Der Umstrukturierungsplan für Ford berührt auch britische Werke: Southampton, wo der Ford-Transit hergestellt wird, soll geschlossen werden, 500 Arbeitsplätze stehen direkt auf dem Spiel. Die Gewerkschaft UNITE befürchtet zudem, dass 1000 Arbeitsplätze aus dem Werk Dagenham, das Dieselmotoren herstellt, nach Rumänien verlagert werden. Für die britischen Kollegen ist die Lage noch schlechter als in Belgien, denn wegen der restriktiven Streikgesetze dürfen sie nicht einmal kurzfristig in den Ausstand treten.

Das Märchen von den Lohnkosten
Noch im September hatte die Geschäftsleitung den Ford-Arbeitern versichert, ab dem 14.Oktober 2013 werde der neue Mondeo in Genk gebaut. Fünf Wochen später ist alles anders. Was hat sich geändert?
Es hat sich der Absatzrückgang von Ford-Autos in Europa beschleunigt: um 12% in den vergangenen neun Monaten, aber im Vormonat September waren es schon 15%. Geschäftsführer Stephen Odell prognostiziert für Europa einen Verlust von einer Milliarde Dollar.
Ursache dieses Absturzes ist die Wirtschaftskrise in Europa. Die traditionellen Märkte in Europa, den USA und Japan sind gesättigt, in den Schwellenländern China, Indien, Brasilien und Osteuropa ist die Konkurrenz groß, und auch da ist die Rezession spürbar. Die neoliberale Propaganda aber macht angeblich zu hohe Lohn- und Sozialkosten in Belgien verantwortlich. «Wenn wir mit Deutschland verglichen werden, ziehen wir regelmäßig den Kürzeren, das wird durch unsere Preisgleitklausel noch verschlimmert, die häufig zur Unzeit kommt. Die ist immer noch ein Tabuthema», sagt der Wirtschaftsfachmann Geert Noels im Fernsehen.

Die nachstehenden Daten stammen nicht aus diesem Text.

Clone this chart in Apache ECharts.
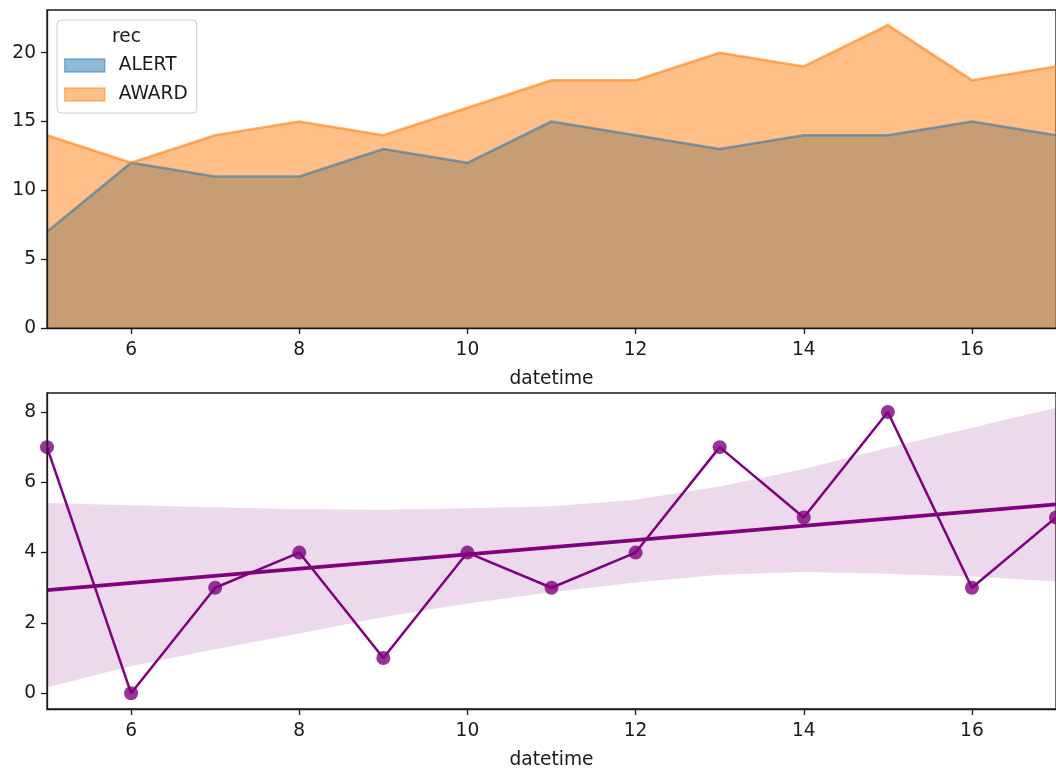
<!DOCTYPE html>
<html>
<head>
<meta charset="utf-8">
<script src="https://cdn.jsdelivr.net/npm/echarts@6/dist/echarts.min.js"></script>
<style>
  html, body { margin: 0; padding: 0; background: #fff; }
  #chart { width: 1056px; height: 771px; }
</style>
</head>
<body>
<div id="chart"></div>
<script>
// Hour of day (datetime) and counts per record type
const hours = [5, 6, 7, 8, 9, 10, 11, 12, 13, 14, 15, 16, 17];
const alertCounts = [7, 12, 11, 11, 13, 12, 15, 14, 13, 14, 14, 15, 14];
const awardCounts = [14, 12, 14, 15, 14, 16, 18, 18, 20, 19, 22, 18, 19];
// AWARD minus ALERT per hour
const gapCounts = [7, 0, 3, 4, 1, 4, 3, 4, 7, 5, 8, 3, 5];
// Linear fit of the gap and its confidence band
const fitHours = [5, 17];
const fitValues = [2.93, 5.37];
const bandLower = [0.16, 0.77, 1.25, 1.70, 2.17, 2.55, 2.87, 3.15, 3.37, 3.45, 3.40, 3.32, 3.18];
const bandUpper = [5.41, 5.35, 5.29, 5.23, 5.22, 5.26, 5.32, 5.50, 5.88, 6.38, 6.98, 7.55, 8.12];
// Tick labels
const xTicks = [6, 8, 10, 12, 14, 16];
const topYTicks = [0, 5, 10, 15, 20];
const bottomYTicks = [0, 2, 4, 6, 8];
const legendNames = ['ALERT', 'AWARD'];

const FONT = 'DejaVu Sans';
const FS = 18.6;
const INK = '#1a1a1a';
const BLUE = '#1f77b4';
const ORANGE = '#ff7f0e';
const PURPLE = '#800080';

const pairs = (xs, ys) => xs.map((x, i) => [x, ys[i]]);

function xAxisCfg(gridIndex) {
  return {
    type: 'value', gridIndex, min: 5, max: 17, z: 5,
    name: 'datetime', nameLocation: 'middle', nameGap: 42,
    nameTextStyle: { fontFamily: FONT, fontSize: FS, color: INK },
    axisLine: { show: true, onZero: false, lineStyle: { color: INK, width: 1.3 } },
    axisTick: { show: true, length: 6, customValues: xTicks, lineStyle: { color: INK, width: 1.3 } },
    axisLabel: { customValues: xTicks, margin: 13, fontFamily: FONT, fontSize: FS, color: INK },
    splitLine: { show: false }
  };
}
function yAxisCfg(gridIndex, min, max, ticks) {
  return {
    type: 'value', gridIndex, min, max, z: 5,
    axisLine: { show: true, lineStyle: { color: INK, width: 1.3 } },
    axisTick: { show: true, length: 6, customValues: ticks, lineStyle: { color: INK, width: 1.3 } },
    axisLabel: { customValues: ticks, margin: 11, fontFamily: FONT, fontSize: FS, color: INK },
    splitLine: { show: false }
  };
}

const bandData = hours.map((h, i) => [h, bandLower[i], bandUpper[i]]);

const option = {
  animation: false,
  backgroundColor: '#fff',
  grid: [
    { left: 47, top: 10, right: -5, height: 318, show: true, borderColor: INK, borderWidth: 1.3, backgroundColor: 'transparent' },
    { left: 47, top: 393, right: -5, height: 318, show: true, borderColor: INK, borderWidth: 1.3, backgroundColor: 'transparent' }
  ],
  xAxis: [xAxisCfg(0), xAxisCfg(1)],
  yAxis: [yAxisCfg(0, 0, 23.1, topYTicks), yAxisCfg(1, -0.45, 8.54, bottomYTicks)],
  legend: {
    orient: 'vertical', left: 57, top: 20,
    padding: [36, 9, 9, 7],
    itemWidth: 40, itemHeight: 13, itemGap: 10,
    backgroundColor: 'rgba(255,255,255,0.8)',
    borderColor: '#cccccc', borderWidth: 1, borderRadius: 4,
    selectedMode: false,
    textStyle: { fontFamily: FONT, fontSize: FS, color: INK, lineHeight: 18, padding: [0, 0, 0, 9] },
    data: [
      { name: legendNames[0], icon: 'rect', itemStyle: { color: 'rgba(31,119,180,0.5)', borderColor: 'rgba(31,119,180,0.5)', borderWidth: 1.5 } },
      { name: legendNames[1], icon: 'rect', itemStyle: { color: 'rgba(255,127,14,0.5)', borderColor: 'rgba(255,127,14,0.5)', borderWidth: 1.5 } }
    ]
  },
  graphic: [{
    type: 'text', left: 112, top: 28, z: 100,
    style: { text: 'rec', fontFamily: FONT, fontSize: FS, fill: INK }
  }],
  series: [
    // filled areas (no outline); the outlines are drawn above both fills
    { name: legendNames[0], type: 'line', xAxisIndex: 0, yAxisIndex: 0, data: pairs(hours, alertCounts),
      symbol: 'none', lineStyle: { width: 0, color: BLUE }, itemStyle: { color: BLUE },
      areaStyle: { color: BLUE, opacity: 0.5, origin: 'start' } },
    { name: legendNames[1], type: 'line', xAxisIndex: 0, yAxisIndex: 0, data: pairs(hours, awardCounts),
      symbol: 'none', lineStyle: { width: 0, color: ORANGE }, itemStyle: { color: ORANGE },
      areaStyle: { color: ORANGE, opacity: 0.5, origin: 'start' } },
    { name: legendNames[0], type: 'line', xAxisIndex: 0, yAxisIndex: 0, data: pairs(hours, alertCounts),
      symbol: 'none', z: 3, lineStyle: { width: 2.6, color: BLUE, opacity: 0.55 } },
    { name: legendNames[1], type: 'line', xAxisIndex: 0, yAxisIndex: 0, data: pairs(hours, awardCounts),
      symbol: 'none', z: 3, lineStyle: { width: 2.6, color: ORANGE, opacity: 0.6 } },

    // confidence band of the fit
    { type: 'custom', xAxisIndex: 1, yAxisIndex: 1, data: bandData, z: 1,
      encode: { x: 0, y: [1, 2] },
      renderItem: function (params, api) {
        if (params.dataIndex !== 0) return null;
        const pts = [];
        bandData.forEach(d => pts.push(api.coord([d[0], d[2]])));
        for (let i = bandData.length - 1; i >= 0; i--) pts.push(api.coord([bandData[i][0], bandData[i][1]]));
        return { type: 'polygon', shape: { points: pts }, style: { fill: 'rgba(128,0,128,0.15)' } };
      } },
    // hourly gap, connected
    { type: 'line', xAxisIndex: 1, yAxisIndex: 1, data: pairs(hours, gapCounts), z: 2,
      symbol: 'circle', symbolSize: 14, showSymbol: true,
      lineStyle: { color: PURPLE, width: 2.5 },
      itemStyle: { color: 'rgba(128,0,128,0.8)', borderWidth: 0 } },
    // fitted line
    { type: 'line', xAxisIndex: 1, yAxisIndex: 1, data: pairs(fitHours, fitValues), z: 3,
      symbol: 'none', lineStyle: { color: PURPLE, width: 3.8 } }
  ]
};

const chart = echarts.init(document.getElementById('chart'), null, { renderer: 'canvas' });
chart.setOption(option);
</script>
</body>
</html>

Der Industrieverband Agoria hat in diesem Frühjahr die Lohnkosten der drei verbleibenden Autofirmen in Belgien untersucht: Ford Genk, Audi Brüssel und Volvo Gent, und hat sie mit Montagebetrieben in Deutschland verglichen. Das Ergebnis: Die belgischen Arbeiter sind 5% billiger als die deutschen, weil die Arbeitgeberbeiträge gesenkt und die Löhne bei Audi vor Jahren stark gekürzt wurden, damit der Betrieb erhalten blieb. Der automatischen Lohnanpassung ist es zu verdanken, dass die Lohndifferenz zwischen beiden Ländern inzwischen um die Hälfte gesenkt werden konnte.
Wie das Flämische Zentrum für Forschung im Automobilbereich und der ehemalige Direktor von Ford-Genk, Peter Heller, betonen, tragen die Lohnkosten nicht mehr als 5% zu den Gesamtproduktionskosten bei. Das hängt damit zusammen, dass in Belgien hauptsächlich Montage gemacht wird. In Deutschland ist der Lohnkostenanteil höher.
«Wegen der höheren deutschen Lohnkosten steigen die Preise auch für Autos, die in Belgien montiert werden. Fast 70% der belgischen Montagekosten ist auf den Kauf von Zubehör und Dienstleistungen zurückzuführen, die zumeist aus Deutschland kommen.» Das Flämische Forschungszentrum hat errechnet, dass die deutschen Lohnkosten schwerer auf den Montagekosten wiegen als die belgischen.
Es können also nicht die Lohnkosten gewesen sein, die die Geschäftsleitung zu ihrer Entscheidung bewogen haben. Der herrschenden Propaganda ist das jedoch egal, ihr geht es nur darum, die Verantwortung von der Kapitalseite abzuwälzen und die Arbeiter zu spalten.